The Khalil Herbert Corollary
For both RBs and WRs taken on Day 3, the “elite” and “good” thresholds are almost unattainable. In fact, just 4.9-percent of RBs and 2.4-percent of WRs taken on Day 3 since 2014 have found their way into those top tiers. Even finding “usable” players has been difficult; with just 3.3-percent of WRs and 11-percent of RBs taken on Day 3 since 2014 qualifying. In other words, the odds of hitting on a valuable player are low for both positions. Though you’re almost four times as likely to find some “usable” production at RB later in your rookie draft.

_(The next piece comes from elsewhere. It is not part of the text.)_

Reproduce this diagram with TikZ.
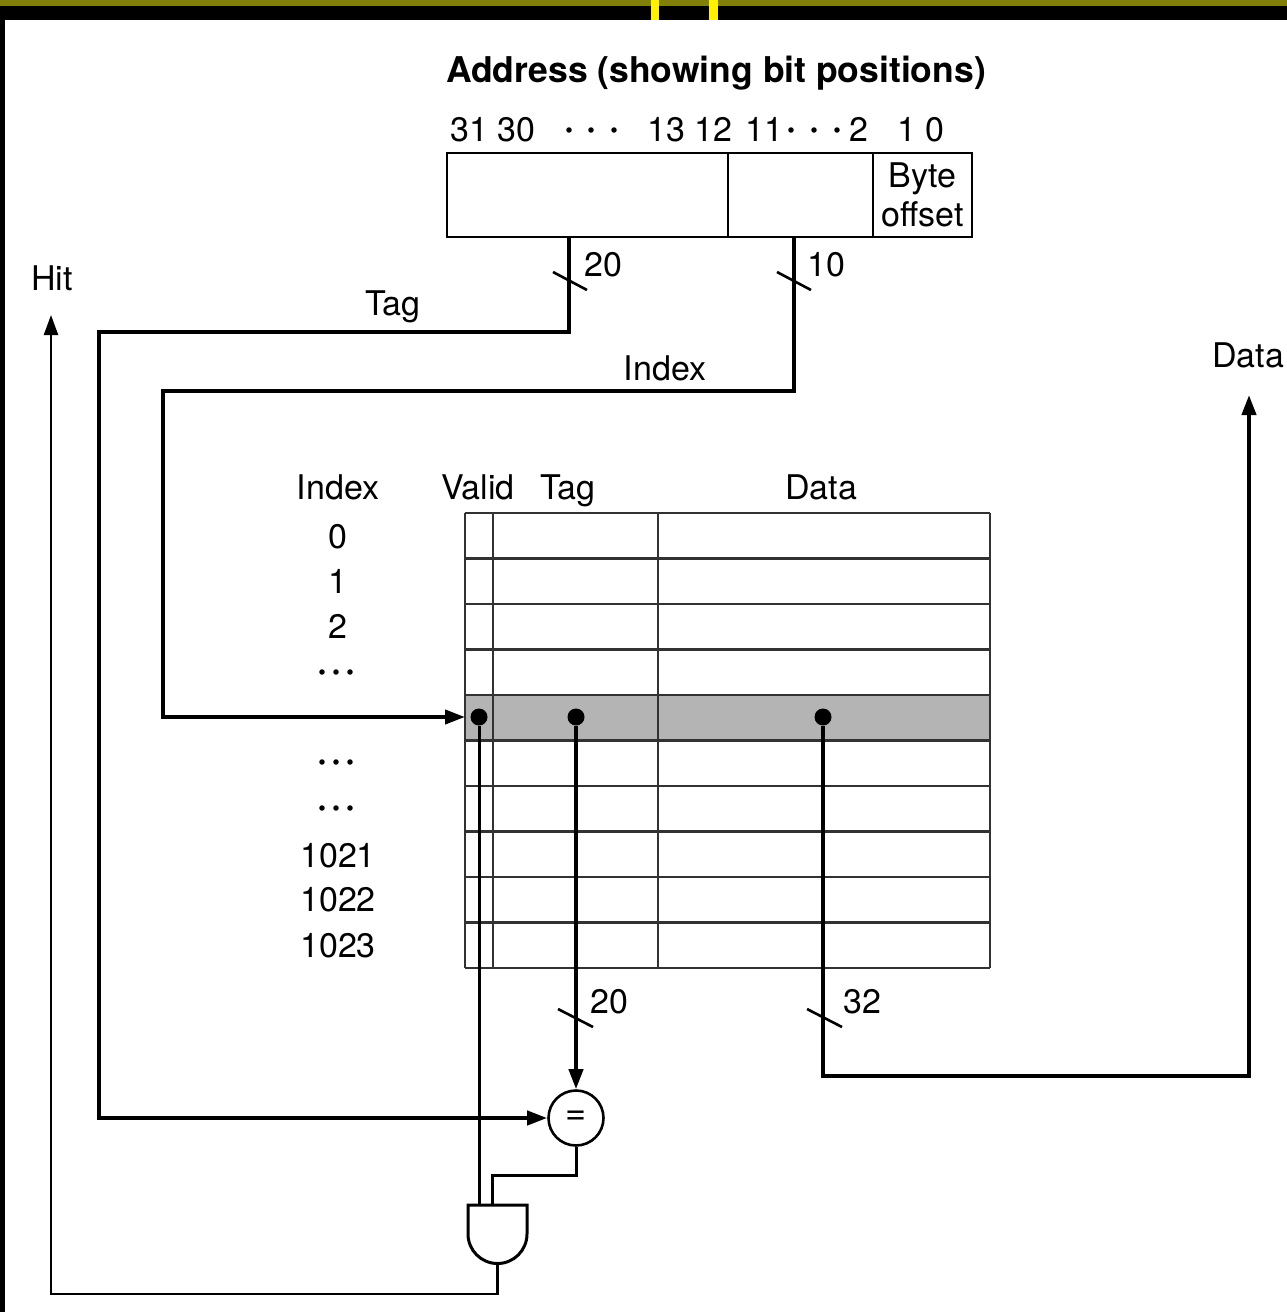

However, these season-long Fantasy Points Per Game thresholds actually understate the utility of many late-round RBs. After all, you’re only going to insert a RB into your lineup when they are expected to start. Or at least play a significant number of snaps. Imagine, for example, a sixth-round rookie RB who is third on the depth chart to start the season. The starter and backup get banged up, and this rookie is asked to carry the load for a four-game stretch. He averages 19.5 carries per game and over 13.0 FPPG. That predictable RB2 production is incredibly useful, even for a short stretch. However, with a season-long FPPG of 5.2, he’s well on his way to becoming another Day 3 “miss.”
If this totally hypothetical scenario sounds familiar, that’s because I’m actually describing a 2021 rookie RB named Khalil Herbert. Check out his performances from Weeks 1 to 9. Can you tell which games David Montgomery missed?

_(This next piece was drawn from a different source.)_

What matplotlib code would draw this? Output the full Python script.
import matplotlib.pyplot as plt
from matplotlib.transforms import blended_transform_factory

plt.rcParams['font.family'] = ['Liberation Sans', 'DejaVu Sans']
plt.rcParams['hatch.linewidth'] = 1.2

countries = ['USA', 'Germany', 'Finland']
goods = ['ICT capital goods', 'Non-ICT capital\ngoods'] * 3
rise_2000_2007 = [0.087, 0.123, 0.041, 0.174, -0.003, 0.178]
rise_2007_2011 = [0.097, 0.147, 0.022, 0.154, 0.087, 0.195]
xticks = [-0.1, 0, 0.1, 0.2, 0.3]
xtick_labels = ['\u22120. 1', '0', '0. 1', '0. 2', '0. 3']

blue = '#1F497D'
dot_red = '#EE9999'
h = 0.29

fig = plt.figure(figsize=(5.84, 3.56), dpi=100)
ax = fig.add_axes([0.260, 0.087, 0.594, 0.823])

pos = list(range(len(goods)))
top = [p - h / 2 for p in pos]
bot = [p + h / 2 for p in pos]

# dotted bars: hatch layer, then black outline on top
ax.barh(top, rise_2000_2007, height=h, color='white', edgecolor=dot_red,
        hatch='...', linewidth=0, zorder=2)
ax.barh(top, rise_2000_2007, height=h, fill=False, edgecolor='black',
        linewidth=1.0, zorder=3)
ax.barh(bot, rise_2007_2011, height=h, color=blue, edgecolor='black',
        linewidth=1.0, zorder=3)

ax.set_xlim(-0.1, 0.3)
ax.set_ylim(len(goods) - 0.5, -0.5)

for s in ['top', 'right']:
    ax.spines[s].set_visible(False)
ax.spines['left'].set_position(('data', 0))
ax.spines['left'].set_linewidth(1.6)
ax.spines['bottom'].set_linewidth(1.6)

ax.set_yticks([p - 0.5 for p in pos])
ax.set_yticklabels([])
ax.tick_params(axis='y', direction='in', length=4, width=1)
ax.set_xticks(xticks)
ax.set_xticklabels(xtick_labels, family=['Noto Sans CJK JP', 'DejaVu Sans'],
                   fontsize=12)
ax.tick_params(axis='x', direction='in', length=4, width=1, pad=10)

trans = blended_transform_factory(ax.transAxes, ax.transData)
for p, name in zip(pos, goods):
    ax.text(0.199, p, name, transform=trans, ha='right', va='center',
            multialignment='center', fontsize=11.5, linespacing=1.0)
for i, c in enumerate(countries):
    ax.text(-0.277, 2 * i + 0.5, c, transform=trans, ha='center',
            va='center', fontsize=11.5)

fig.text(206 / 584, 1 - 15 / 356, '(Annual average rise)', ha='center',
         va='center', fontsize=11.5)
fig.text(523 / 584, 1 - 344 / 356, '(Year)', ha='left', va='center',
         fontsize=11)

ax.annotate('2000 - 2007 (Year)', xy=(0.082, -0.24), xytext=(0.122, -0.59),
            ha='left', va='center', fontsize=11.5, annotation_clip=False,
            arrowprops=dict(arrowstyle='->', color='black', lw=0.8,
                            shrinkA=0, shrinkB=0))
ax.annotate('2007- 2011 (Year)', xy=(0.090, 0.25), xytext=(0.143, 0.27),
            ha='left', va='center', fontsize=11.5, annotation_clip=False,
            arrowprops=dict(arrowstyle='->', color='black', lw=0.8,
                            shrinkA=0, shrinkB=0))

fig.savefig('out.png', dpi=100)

Khalil Herbert wasn’t the only late-round rookie RB to provide usable production in 2021. In fact, Elijah Mitchell, Chuba Hubbard, Kenneth Gainwell, and Rhamondre Stevenson each provided at least two games of 13 or more PPR points. Including Herbert, that group of five combined for twenty such games over the course of the season, including thirteen games of 16 or more points.

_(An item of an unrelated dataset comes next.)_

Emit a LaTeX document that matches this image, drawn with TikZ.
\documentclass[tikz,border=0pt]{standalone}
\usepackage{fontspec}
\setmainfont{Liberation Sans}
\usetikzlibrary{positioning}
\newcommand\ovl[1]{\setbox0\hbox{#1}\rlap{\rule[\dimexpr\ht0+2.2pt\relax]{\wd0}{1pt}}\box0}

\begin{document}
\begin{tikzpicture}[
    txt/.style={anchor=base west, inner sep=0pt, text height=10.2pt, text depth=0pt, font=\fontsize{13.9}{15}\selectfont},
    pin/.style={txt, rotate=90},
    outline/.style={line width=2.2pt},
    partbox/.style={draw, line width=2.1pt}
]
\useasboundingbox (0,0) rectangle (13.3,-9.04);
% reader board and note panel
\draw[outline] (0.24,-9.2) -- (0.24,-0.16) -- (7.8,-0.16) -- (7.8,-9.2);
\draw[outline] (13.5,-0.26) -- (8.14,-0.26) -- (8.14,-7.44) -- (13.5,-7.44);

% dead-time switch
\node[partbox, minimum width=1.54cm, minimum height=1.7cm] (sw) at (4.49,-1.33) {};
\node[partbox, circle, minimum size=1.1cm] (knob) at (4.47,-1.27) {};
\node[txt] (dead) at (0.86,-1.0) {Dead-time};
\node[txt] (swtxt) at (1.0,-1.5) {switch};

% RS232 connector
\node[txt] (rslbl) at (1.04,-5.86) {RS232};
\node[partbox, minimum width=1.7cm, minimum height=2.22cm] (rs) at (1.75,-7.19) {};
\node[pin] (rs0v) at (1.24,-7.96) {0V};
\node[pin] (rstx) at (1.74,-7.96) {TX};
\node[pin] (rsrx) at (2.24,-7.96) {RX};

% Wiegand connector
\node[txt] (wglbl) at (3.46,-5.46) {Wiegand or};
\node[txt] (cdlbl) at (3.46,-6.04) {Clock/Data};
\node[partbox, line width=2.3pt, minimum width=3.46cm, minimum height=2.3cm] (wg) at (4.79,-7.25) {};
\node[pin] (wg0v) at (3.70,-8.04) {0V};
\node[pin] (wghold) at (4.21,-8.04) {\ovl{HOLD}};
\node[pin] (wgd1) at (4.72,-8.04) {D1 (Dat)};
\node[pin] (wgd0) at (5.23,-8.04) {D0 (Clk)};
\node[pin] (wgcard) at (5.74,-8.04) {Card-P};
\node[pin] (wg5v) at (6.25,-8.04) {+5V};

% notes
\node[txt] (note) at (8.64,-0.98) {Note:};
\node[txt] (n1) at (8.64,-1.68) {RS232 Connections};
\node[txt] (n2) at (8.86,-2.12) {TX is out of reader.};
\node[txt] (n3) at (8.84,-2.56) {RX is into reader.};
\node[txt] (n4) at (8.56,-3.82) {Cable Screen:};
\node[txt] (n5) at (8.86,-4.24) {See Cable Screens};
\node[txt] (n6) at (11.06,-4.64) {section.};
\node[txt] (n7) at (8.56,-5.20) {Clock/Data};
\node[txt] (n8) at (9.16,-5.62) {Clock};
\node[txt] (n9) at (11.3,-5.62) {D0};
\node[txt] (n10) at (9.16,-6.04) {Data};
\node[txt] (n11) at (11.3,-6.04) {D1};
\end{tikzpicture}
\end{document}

Now consider the WRs drafted in that same range. Mostly Day 3 picks: Tylan Wallace, D’Wayne Eskridge, Tutu Atwell, Seth Williams, Cornell Powell, Jaelon Darden, Dazz Newsome, Dez Fitzpatrick, and Anthony Schwartz. As rookies, that group combined for two games of 10 or more PPR points, and zero games of 13 or more. As a result, most of these players have already hit your dynasty waiver wire. Of course, there were some complete whiffs at RB, like Javian Hawkins and Kylin Hill. But overall, the RB position dominated the later rounds of rookie drafts in 2021. And you’ll find this trend holds true nearly every season. The 2020 class was top-heavy for RBs. But in 2019 and 2018, players like Nyheim Hines, Chase Edmonds, Devin Singletary, Alexander Mattison, Myles Gaskin, and Tony Pollard could be found later in drafts, far outnumbering the occasional D.J. Chark or Hunter Renfrow.
We don’t know exactly how the NFL Draft will shake out at this point. But WRs like Justyn Ross, Alec Pierce, Romeo Doubs, Khalil Shakir, Bo Melton, Kevin Austin, Calvin Austin, and Tyquan Thornton could easily slip into Day 3. You may like some of those players, and rightfully so. But the data shows that draft capital is a huge part of the equation.
If the NFL doesn’t like them as much as you do, turn your attention to the RBs instead. There are several prospects with the requisite size, athleticism, and pass-catching ability to provide spike weeks in the NFL, even as Day 3 picks. Brian Robinson and Dameon Pierce are at the top of that list, though they may even sneak into the third round. Beyond those two, keep an eye on Pierre Strong, Kevin Harris, Tyler Allgeier, Jerome Ford, Tyler Goodson, and Isiah Pacheco. Whether those players are more talented than their WR counterparts is mostly irrelevant because the comparison between positions is not apples to apples. RBs simply have a more straightforward path to touches, and, by extension, fantasy points.
That’s right, I’m advocating for a RB-only approach in the back half of your rookie draft.
Forget trying to find the next Darnell Mooney needle in a haystack of future supermarket employees. Instead, once Round 3 rolls around, just toggle off the other positions and queue up any RB capable of latching onto an NFL depth chart. Remember, your odds of finding the next WR1 or RB1 at the 3.09, 4.05, or 5.11 are exceptionally low, and that’s okay. If you can squeeze three or four games of RB2 production out of a pick that late, you’re doing just fine.